WASHINGTON — The National Association of Convenience Stores (NACS) hailed legislation introduced today in the U.S. Senate, the Common Sense Nutrition Disclosure Act (S. 2217), as a thoughtful approach to providing the necessary flexibility and understanding of convenience store foodservice operations.
A provision included in the Patient Protection & Affordable Care Act, signed into law in March 2010, calls for a national, uniform nutrition-disclosure standard for foodservice establishments. Regulations implementing this provision, finalized by the U.S. Food & Drug Administration (FDA) in November 2014, create rigid requirements that pose an unreasonable burden on convenience stores.
The FDA’s rules, set to take effect on Dec. 1, 2016, do not recognize how convenience stores, grocery stores, delivery operations and other approaches to foodservice are different than restaurants. Further, the intent of law was designed for big chain restaurants with simple, standardized menus at all locations and Congress’s intent was to ensure those menus provide clear, understandable nutrition information.
The bipartisan legislation introduced October 29 by U.S. Senators Roy Blunt (R-Mo.) and Angus King (I-Maine) codifies a less-burdensome approach to menu labeling. For those convenience stores that would be covered by federal menu-labeling requirements, the Common Sense Nutrition Disclosure Act provides more flexibility with compliance.
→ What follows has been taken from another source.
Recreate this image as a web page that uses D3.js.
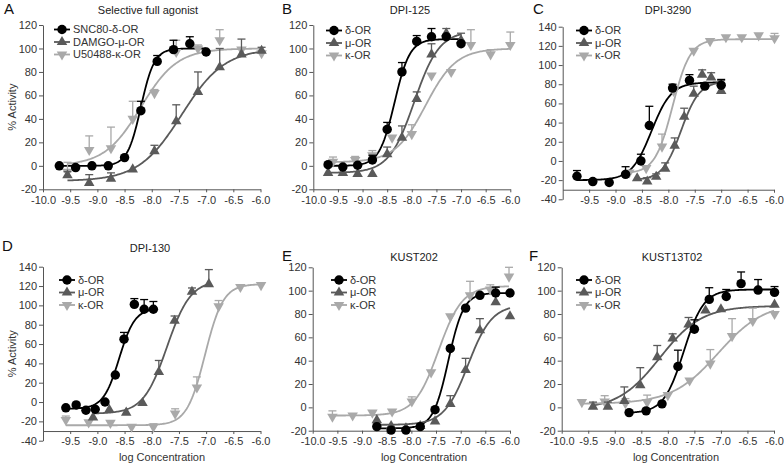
<!DOCTYPE html>
<html>
<head>
<meta charset="utf-8">
<script src="https://cdn.jsdelivr.net/npm/d3@7"></script>
<style>
  body { margin: 0; background: #fff; }
  svg { font-family: "Liberation Sans", Arial, sans-serif; }
</style>
</head>
<body>
<div id="chart"></div>
<script>
const receptors = ["δ-OR", "μ-OR", "κ-OR"];
const legendA = ["SNC80-δ-OR", "DAMGO-μ-OR", "U50488-κ-OR"];
const panelLetters = ["A", "B", "C", "D", "E", "F"];
const panelTitles = ["Selective full agonist", "DPI-125", "DPI-3290", "DPI-130", "KUST202", "KUST13T02"];
const xTicksFull = [-10, -9.5, -9, -8.5, -8, -7.5, -7, -6.5, -6];
const xTicksShort = [-9.5, -9, -8.5, -8, -7.5, -7, -6.5, -6];
const yTicksLow = [-20, 0, 20, 40, 60, 80, 100, 120];
const yTicksHigh = [-40, -20, 0, 20, 40, 60, 80, 100, 120, 140];

// [log concentration, % activity, SEM]
const aDelta = [[-9.7,0,0],[-9.4,-1.5,0],[-9.1,0,0],[-8.8,0,0],[-8.5,7,0],[-8.2,47,8],[-7.9,89,5],[-7.6,99,8],[-7.3,104,6],[-7.0,97,0]];
const aMu = [[-9.55,-8,3],[-9.15,-14.5,7],[-8.75,-11,5],[-8.35,-3,0],[-7.95,12.5,5],[-7.55,38,14],[-7.15,63,17],[-6.75,84,16],[-6.35,95,13],[-5.98,98,3]];
const aKappa = [[-9.55,-5,8],[-9.15,13.5,12],[-8.75,15,18],[-8.35,40,15],[-7.95,62,3],[-7.55,97,10],[-7.15,100,3],[-6.75,107,9],[-6.35,99,0],[-5.98,96,0]];

const bDelta = [[-9.7,1,0],[-9.4,-1,0],[-9.1,0.5,0],[-8.8,5,4],[-8.5,31,6],[-8.2,80,8],[-7.9,106,5],[-7.6,110,7],[-7.3,110,0],[-7.0,104,0]];
const bMu = [[-9.7,-6,0],[-9.4,-6,0],[-9.1,-7,0],[-8.8,-7,0],[-8.5,10,6],[-8.2,24,10],[-7.9,57,6],[-7.6,95,9],[-7.3,113,4],[-7.0,107,6]];
const bKappa = [[-9.6,3.5,4],[-9.15,5,3],[-8.8,9,4],[-8.4,24,0],[-8.0,27,8],[-7.6,77,0],[-7.2,80,0],[-6.8,103,13],[-6.4,95,4],[-6.0,103,11]];

const cDelta = [[-9.73,-16,6],[-9.43,-21.5,0],[-9.12,-22.5,0],[-8.81,-14,8],[-8.52,0,7],[-8.36,37,20],[-7.92,76,4],[-7.6,84,6],[-7.31,78,0],[-7.0,79,6]];
const cMu = [[-8.59,-18,0],[-8.4,-21.5,4],[-8.23,-16.5,3],[-8.06,-8,6],[-7.88,16,8],[-7.7,46,9],[-7.52,70,8],[-7.36,90,5],[-7.19,87,5],[-7.0,73,11]];
const cKappa = [[-8.74,-12,0],[-8.42,-7.5,0],[-8.12,15,13],[-7.9,73,0],[-7.52,115,0],[-7.21,125,0],[-6.91,129,0],[-6.61,129,0],[-6.29,131,0],[-5.99,128,5]];

const dDelta = [[-9.58,-6,0],[-9.39,-3,0],[-9.21,-8.5,0],[-9.04,-7.5,0],[-8.86,0,0],[-8.67,28,0],[-8.51,65,7],[-8.32,101,6],[-8.14,96,10],[-7.97,96,8]];
const dMu = [[-9.08,-16,0],[-8.78,-8,0],[-8.47,-11,0],[-8.17,-1,0],[-7.87,31,12],[-7.58,84,5],[-7.26,114,4],[-6.95,122,15]];
const dKappa = [[-9.58,-18.5,4],[-9.16,-21,0],[-8.76,-21.5,0],[-8.37,-25.5,0],[-7.97,-25.5,3],[-7.57,-12,5],[-7.17,15,11],[-6.77,99,6],[-6.37,119,0],[-5.99,121,0]];

const eDelta = [[-8.7,-16.5,0],[-8.41,-19.5,0],[-8.11,-19.5,0],[-7.82,-16.5,0],[-7.52,-2,0],[-7.21,50.5,0],[-6.9,85,0],[-6.61,96,0],[-6.29,98,5],[-6.0,98,0]];
const eMu = [[-8.7,-11,0],[-8.41,-16,0],[-8.11,-18,0],[-7.82,-16,0],[-7.52,-12,0],[-7.21,3,7],[-6.9,32,10],[-6.61,66,10],[-6.29,90,0],[-6.0,78,0]];
const eKappa = [[-9.6,-8,5],[-9.19,-7,0],[-8.79,-4.5,0],[-8.39,-3.5,0],[-7.99,5,4],[-7.6,30,0],[-7.21,78,0],[-6.81,96,12],[-6.4,101,4],[-6.02,112,8]];

const fDelta = [[-8.73,-4.5,0],[-8.41,-3,0],[-8.11,3,0],[-7.81,35,14],[-7.5,67,8],[-7.22,92.5,10],[-6.9,95,6],[-6.62,106,10],[-6.3,100.5,9],[-5.99,98.5,5]];
const fMu = [[-9.41,0.5,4],[-9.13,0.5,4],[-8.82,5.5,12],[-8.52,19,15],[-8.2,43,10],[-7.91,59,4],[-7.61,71,6],[-7.29,83,0],[-7.0,84,0],[-5.99,88,0]];
const fKappa = [[-9.62,4.5,0],[-9.19,5,5],[-8.8,3.5,4],[-8.39,4.5,6],[-8.0,10.5,0],[-7.59,23,0],[-7.2,37.5,12],[-6.79,61,15],[-6.4,74,11],[-5.99,80,0]];

// sigmoid fits: [bottom, top, logEC50, hill slope]
const aFit = [[0,100,-8.2,3.5],[-13,100,-7.45,1.1],[0,100,-8.2,1.3]];
const bFit = [[0,108,-8.35,2.8],[-6,115,-7.95,1.7],[3,100,-7.72,1.4]];
const cFit = [[-20,82,-8.32,2.3],[-20,83,-7.76,2.5],[-13,127,-7.92,2.6]];
const dFit = [[-7,97,-8.6,3],[-12,126,-7.72,2],[-24,122,-7.02,2.6]];
const eFit = [[-18,98,-7.25,2.8],[-15,88,-6.85,1.8],[-7,104,-7.45,1.8]];
const fFit = [[-5,101,-7.7,2.3],[-2,87,-8.15,1.1],[3,90,-7.05,1.0]];

const colors = ["#000000", "#5a5a5a", "#a9a9a9"];
const textColor = "#333";

const panels = [
  { series: [aDelta, aMu, aKappa], fits: aFit, legend: legendA, x0: 43, x1: 260.5, yTop: 25, yBot: 189.3, yDom: [-20, 120], yTicks: yTicksLow, xTicks: xTicksFull, xAxisAt: -20,
    letter: [4, 14], title: [148, 14], leg: [62, 29.5], yLabel: 12, xLabel: null },
  { series: [bDelta, bMu, bKappa], fits: bFit, legend: receptors, x0: 313.3, x1: 510.3, yTop: 25, yBot: 189.3, yDom: [-20, 120], yTicks: yTicksLow, xTicks: xTicksFull, xAxisAt: -20,
    letter: [282, 14], title: [410, 14], leg: [334, 30.5], yLabel: null, xLabel: null },
  { series: [cDelta, cMu, cKappa], fits: cFit, legend: receptors, x0: 562.7, x1: 774, yTop: 26.7, yBot: 199.3, yDom: [-40, 140], yTicks: yTicksHigh, xTicks: xTicksShort, xAxisAt: -30,
    letter: [533, 14], title: [668, 14], leg: [584, 30.5], yLabel: null, xLabel: null },
  { series: [dDelta, dMu, dKappa], fits: dFit, legend: receptors, x0: 43, x1: 260.5, yTop: 266.7, yBot: 440.7, yDom: [-40, 140], yTicks: yTicksHigh, xTicks: xTicksShort, xAxisAt: -30,
    letter: [2, 251], title: [150, 252], leg: [67, 280], yLabel: 12, xLabel: [162, 461] },
  { series: [eDelta, eMu, eKappa], fits: eFit, legend: receptors, x0: 312.7, x1: 510, yTop: 267.3, yBot: 430.7, yDom: [-20, 120], yTicks: yTicksLow, xTicks: xTicksFull, xAxisAt: -20,
    letter: [282, 261], title: [414, 261], leg: [339, 280], yLabel: null, xLabel: [424, 461] },
  { series: [fDelta, fMu, fKappa], fits: fFit, legend: receptors, x0: 561.7, x1: 774, yTop: 267.3, yBot: 430.7, yDom: [-20, 120], yTicks: yTicksLow, xTicks: xTicksFull, xAxisAt: -20,
    letter: [529, 261], title: [672, 261], leg: [584, 280], yLabel: null, xLabel: [676, 461] }
];

const svg = d3.select("#chart").append("svg")
  .attr("width", 784)
  .attr("height", 464);

const symbolFor = i => i === 0 ? d3.symbol().type(d3.symbolCircle).size(70)
  : d3.symbol().type(d3.symbolTriangle).size(48);

function drawMarker(g, i, x, y) {
  g.append("path")
    .attr("d", symbolFor(i)())
    .attr("transform", `translate(${x},${y})` + (i === 2 ? " rotate(180)" : ""))
    .attr("fill", colors[i]);
}

const hill = (p, x) => p[0] + (p[1] - p[0]) / (1 + Math.pow(10, (p[2] - x) * p[3]));

panels.forEach((p, pi) => {
  const g = svg.append("g");
  const xScale = d3.scaleLinear().domain([-10, -6]).range([p.x0, p.x1]);
  const yScale = d3.scaleLinear().domain(p.yDom).range([p.yBot, p.yTop]);

  // y axis
  const yAxis = g.append("g")
    .attr("transform", `translate(${p.x0},0)`)
    .call(d3.axisLeft(yScale).tickValues(p.yTicks).tickSize(4).tickSizeOuter(0).tickPadding(2).tickFormat(d => String(d)));

  // x axis
  const xAxis = g.append("g")
    .attr("transform", `translate(0,${yScale(p.xAxisAt)})`)
    .call(d3.axisBottom(xScale).tickValues(p.xTicks).tickSize(3).tickSizeOuter(0).tickPadding(3.5).tickFormat(d => d.toFixed(1)));

  [yAxis, xAxis].forEach(a => {
    a.select(".domain").attr("stroke", "#555");
    a.selectAll(".tick line").attr("stroke", "#555");
    a.selectAll(".tick text").attr("fill", textColor).style("font-size", "11px");
  });

  // fitted curves
  p.series.forEach((s, i) => {
    const xs = d3.extent(s, d => d[0]);
    const pts = d3.range(xs[0], xs[1] + 0.001, 0.02).map(x => [x, hill(p.fits[i], x)]);
    g.append("path")
      .datum(pts)
      .attr("fill", "none")
      .attr("stroke", colors[i])
      .attr("stroke-width", 1.8)
      .attr("d", d3.line().x(d => xScale(d[0])).y(d => yScale(d[1])));
  });

  // error bars + points (light series underneath)
  [2, 1, 0].forEach(i => {
    const s = p.series[i];
    s.filter(d => d[2] > 0).forEach(d => {
      const x = xScale(d[0]);
      const yTop = yScale(d[1] + d[2]);
      g.append("line").attr("x1", x).attr("x2", x)
        .attr("y1", yScale(d[1])).attr("y2", yTop)
        .attr("stroke", colors[i]).attr("stroke-width", 1.3);
      g.append("line").attr("x1", x - 4).attr("x2", x + 4)
        .attr("y1", yTop).attr("y2", yTop)
        .attr("stroke", colors[i]).attr("stroke-width", 1.3);
    });
    s.forEach(d => drawMarker(g, i, xScale(d[0]), yScale(d[1])));
  });

  // legend
  p.legend.forEach((name, i) => {
    const ly = p.leg[1] + i * 12.5;
    g.append("line").attr("x1", p.leg[0] - 8).attr("x2", p.leg[0] + 8)
      .attr("y1", ly).attr("y2", ly)
      .attr("stroke", colors[i]).attr("stroke-width", 1.8);
    drawMarker(g, i, p.leg[0], ly);
    g.append("text").attr("x", p.leg[0] + 11).attr("y", ly).attr("dy", "0.35em")
      .attr("fill", textColor).style("font-size", "11px").text(name);
  });

  // titles
  g.append("text").attr("x", p.letter[0]).attr("y", p.letter[1])
    .attr("fill", "#111").style("font-size", "15px").text(panelLetters[pi]);
  g.append("text").attr("x", p.title[0]).attr("y", p.title[1])
    .attr("text-anchor", "middle").attr("fill", "#222").style("font-size", "11px").text(panelTitles[pi]);

  if (p.yLabel !== null) {
    const cy = (p.yTop + p.yBot) / 2;
    g.append("text")
      .attr("transform", `translate(${p.yLabel + 4},${cy}) rotate(-90)`)
      .attr("text-anchor", "middle").attr("fill", textColor).style("font-size", "11px")
      .text("% Activity");
  }
  if (p.xLabel !== null) {
    g.append("text").attr("x", p.xLabel[0]).attr("y", p.xLabel[1])
      .attr("text-anchor", "middle").attr("fill", textColor).style("font-size", "11px")
      .text("log Concentration");
  }
});
</script>
</body>
</html>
The legislation also removes the potential for criminal penalties if a store or restaurant gives some customers larger servings than they expected. The Senate bill maintains but modifies FDA’s menu-labeling regulations to provide nutritional information to customers in a more practical format, and to protect small businesses from overly burdensome costs and penalties.
“Convenience stores and their foodservice offerings vary greatly—even those that are part of the same chain—based largely on their location and customer base. S. 2217 provides retailers with the flexibility they need to communicate calorie nutrition information, and provides needed protections from unnecessary potential felony penalties on retail employees,” said Lyle Beckwith, senior vice president of government relations at NACS. “This legislation would also allow FDA to meet the objectives of the menu-labeling law without unnecessarily burdening retailers and confusing customers.”
The Society of Independent Gasoline Marketers of America (SIGMA), applauded the introduction of S. 2217. “SIGMA believes the legislation will provide the much-needed flexibility to accommodate the business practices of fuel marketers nationwide,” it said.
Problematically, FDA’s regulations implementing the law would create a one-standard-fits-all model that does not take into consideration the unique nature of convenience and retail fuel establishments. The rules, for example, would require multiple menus throughout a store and would punish errors in calorie count, including errors made in good faith, with criminal penalties. Furthermore, while the rule includes an exemption for operations with fewer than 20 locations, the exemption does not apply to franchisees or marketers who operate an independent business.
The new legislation would allow the convenience-store and retail fuel industry to provide nutritional information to their customers in a manner that suits the nature of the business. For example, the legislation would allow retailers to place all nutritional information on a menu board in one location, versus in various locations around the store. Retailers would be able to choose one of several methods to provide helpful calorie information, which is especially important for made-to-order items.
The legislation maintains the FDA’s objective to provide customers with information they can use to make smart food choices, but it will protect small businesses from unnecessary costs and risks.
“This legislation is critical in that it provides fuel retailers with flexibility to give consumers the health information they want while making regulatory requirements manageable,” said Ryan McNutt, CEO of SIGMA.
Companion legislation (HR 2017) to S. 2217 was introduced in the House in April and has 89 co-sponsors to date.